Charlottesville area schools, like most schools in the United States, recognize September 15 to October 15 as Hispanic Heritage Month. This school year, area teachers may wish to consider a slightly different twist on their presentation. Consider emphasizing “Hispanic-American” Heritage!
When describing the exclusive American population, an early Virginia poet wrote, “We have no ancestors,we ourselves are ancestors.”
It is my feeling that Americans should learn as much as possible about those who came before us, and about today’s role models, who are tomorrow’s ancestors. A few years ago, I wrote HISPANIC HERITAGE: A Salute To Latino Americans as the fourth book in a series of books designed to focus on American history makers,ancestors, and role models.
Today, Spanish-speaking Americans and immigrants are the largest single minority in the United States. Before the middle of the twenty-first century, one out of three Americans will be of Hispanic or Latino ancestry. Perhaps no other ethnic group in America is as diverse in its culture, appearance, and traditions as Latinos. Mexican Americans, Puerto Ricans, Cuban Americans, Dominicans, Spanish Americans, and Central and South Americans are all part of the rich mosaic we’ve come to know as Latino, or Hispanic.

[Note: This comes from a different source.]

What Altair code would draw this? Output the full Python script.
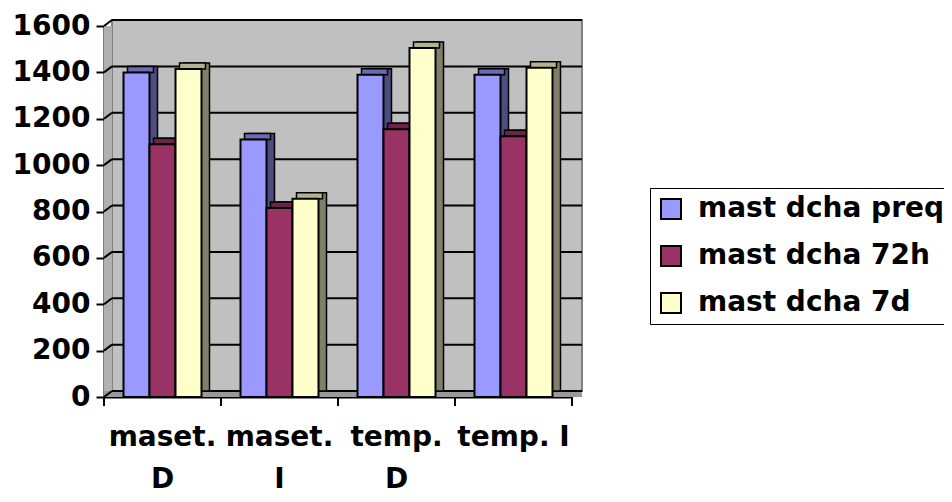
import json
import altair as alt
import pandas as pd

categories = ["maset. D", "maset. I", "temp. D", "temp. I"]
x_label_lines = [["maset.", "D"], ["maset.", "I"], ["temp.", "D"], ["temp. I"]]
series = ["mast dcha preq", "mast dcha 72h", "mast dcha 7d"]
preq = [1400, 1110, 1390, 1390]
h72 = [1090, 815, 1155, 1125]
d7 = [1415, 855, 1505, 1420]
y_ticks = [0, 200, 400, 600, 800, 1000, 1200, 1400, 1600]

front_colors = ["#9999FF", "#993366", "#FFFFCC"]
side_colors = ["#4D4D80", "#6B2447", "#80806A"]
top_colors = ["#6B6BB3", "#6B2447", "#B3B38F"]

rows = []
for s, vals in zip(series, [preq, h72, d7]):
    for c, v in zip(categories, vals):
        rows.append({"cat": c, "series": s, "value": v})
df = pd.DataFrame(rows)
ticks_df = pd.DataFrame({"value": y_ticks})
wall_df = pd.DataFrame({"value": [y_ticks[-1]], "value0": [y_ticks[0]]})
cat_df = pd.DataFrame({"cat": categories})

W, H = 468, 371
D = 6   # depth dy
DX = 8  # depth dx

label_expr = " : ".join(
    f"datum.value == {json.dumps(c)} ? {json.dumps(l)}" for c, l in zip(categories, x_label_lines)
) + " : datum.label"

x_axis = alt.Axis(title=None, labelAngle=0, ticks=False, labelExpr=label_expr,
                  labelPadding=26, labelLineHeight=42, labelBaseline="top", domain=True)
x_scale = alt.Scale(paddingInner=0, paddingOuter=0)
x_enc = alt.X("cat:N", sort=categories, scale=x_scale, axis=x_axis)


def xo(align):
    return alt.XOffset("series:N", sort=series,
                       scale=alt.Scale(paddingInner=0, paddingOuter=0.75, align=align))


y_scale = alt.Scale(domain=[0, 1600], nice=False)
y_axis = alt.Axis(title=None, values=y_ticks, grid=False, tickSize=8, labelPadding=6, format="d")
y_enc = alt.Y("value:Q", scale=y_scale, axis=y_axis)

wall = alt.Chart(wall_df).mark_rect(fill="#C0C0C0", stroke="#808080", strokeWidth=2,
                                    yOffset=-D, y2Offset=-D).encode(
    x=alt.value(DX), x2=alt.value(W + 10), y=y_enc, y2="value0:Q")
side_wall = alt.Chart(wall_df).mark_rect(fill="#B0B0B0").encode(
    x=alt.value(0), x2=alt.value(DX), y=y_enc, y2="value0:Q")
floor = alt.Chart(wall_df).mark_rect(fill="#9A9A9A", yOffset=-D).encode(
    x=alt.value(0), x2=alt.value(W + 10), y=alt.Y("value0:Q", scale=y_scale, axis=y_axis),
    y2="value0:Q")
grid = alt.Chart(ticks_df).mark_rule(color="black", strokeWidth=2, yOffset=-D).encode(
    x=alt.value(DX), x2=alt.value(W + 10), y=y_enc)
grid_side = alt.Chart(ticks_df).mark_rule(color="black", strokeWidth=2, y2Offset=-D).encode(
    x=alt.value(0), x2=alt.value(DX), y=y_enc, y2="value:Q")

shadow = alt.Chart(df).mark_bar(stroke="black", strokeWidth=1.5,
                                yOffset=-D, y2Offset=-D).encode(
    x=x_enc, xOffset=xo(27.5 / 39), y=y_enc,
    color=alt.Color("series:N", sort=series, legend=None,
                    scale=alt.Scale(domain=series, range=side_colors)))
top = alt.Chart(df).mark_bar(stroke="black", strokeWidth=1.5, yOffset=-D).encode(
    x=x_enc, xOffset=xo(23.5 / 39), y=y_enc, y2="value:Q",
    color=alt.Color("series:N", sort=series, legend=None,
                    scale=alt.Scale(domain=series, range=top_colors)))
front = alt.Chart(df).mark_bar(stroke="black", strokeWidth=2).encode(
    x=x_enc, xOffset=xo(0.5), y=y_enc,
    color=alt.Color("series:N", sort=series,
                    scale=alt.Scale(domain=series, range=front_colors),
                    legend=alt.Legend(title=None, orient="none", legendX=546, legendY=162)))

xticks = alt.Chart(cat_df).mark_rule(color="black", strokeWidth=2).encode(
    x=alt.X("cat:N", sort=categories, scale=x_scale, axis=x_axis, bandPosition=0),
    y=alt.value(H), y2=alt.value(H + 9))
xtick_end = alt.Chart(cat_df).mark_rule(color="black", strokeWidth=2).encode(
    x=alt.value(W), y=alt.value(H), y2=alt.value(H + 9))

chart = alt.layer(wall, side_wall, floor, grid, grid_side, shadow, top, front, xticks, xtick_end).resolve_scale(
    color="independent", xOffset="independent"
).properties(
    width=W, height=H,
    autosize=alt.AutoSizeParams(type="none"),
    padding={"left": 96, "top": 18, "right": 372, "bottom": 97},
).configure_view(stroke=None).configure_axis(
    domainColor="black", domainWidth=2, tickColor="black", tickWidth=2,
    labelFont="DejaVu Sans", labelFontWeight="bold", labelFontSize=28, labelColor="black",
).configure_legend(
    fillColor="white", strokeColor="black", padding=7,
    labelFont="DejaVu Sans", labelFontWeight="bold", labelFontSize=28, labelColor="black",
    labelLimit=0, labelOffset=13, rowPadding=19,
    symbolType="square", symbolSize=400, symbolStrokeColor="black", symbolStrokeWidth=2,
)

chart.save("out.html", embed_options={"renderer": "svg", "actions": False})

Hispanic American history began before 1325 A.D. The Latino national culture predates Columbus and even European culture for, as we know, the “new” world is indeed much older than the “old” one. With such a rich and diverse influence on the continent of North America, it is indeed appropriate that we teach and celebrate Hispanic-American history!
In a thoughtful essay, explain what you think the early Virginia poet meant when he wrote: “We have no ancestors,we ourselves are ancestors.”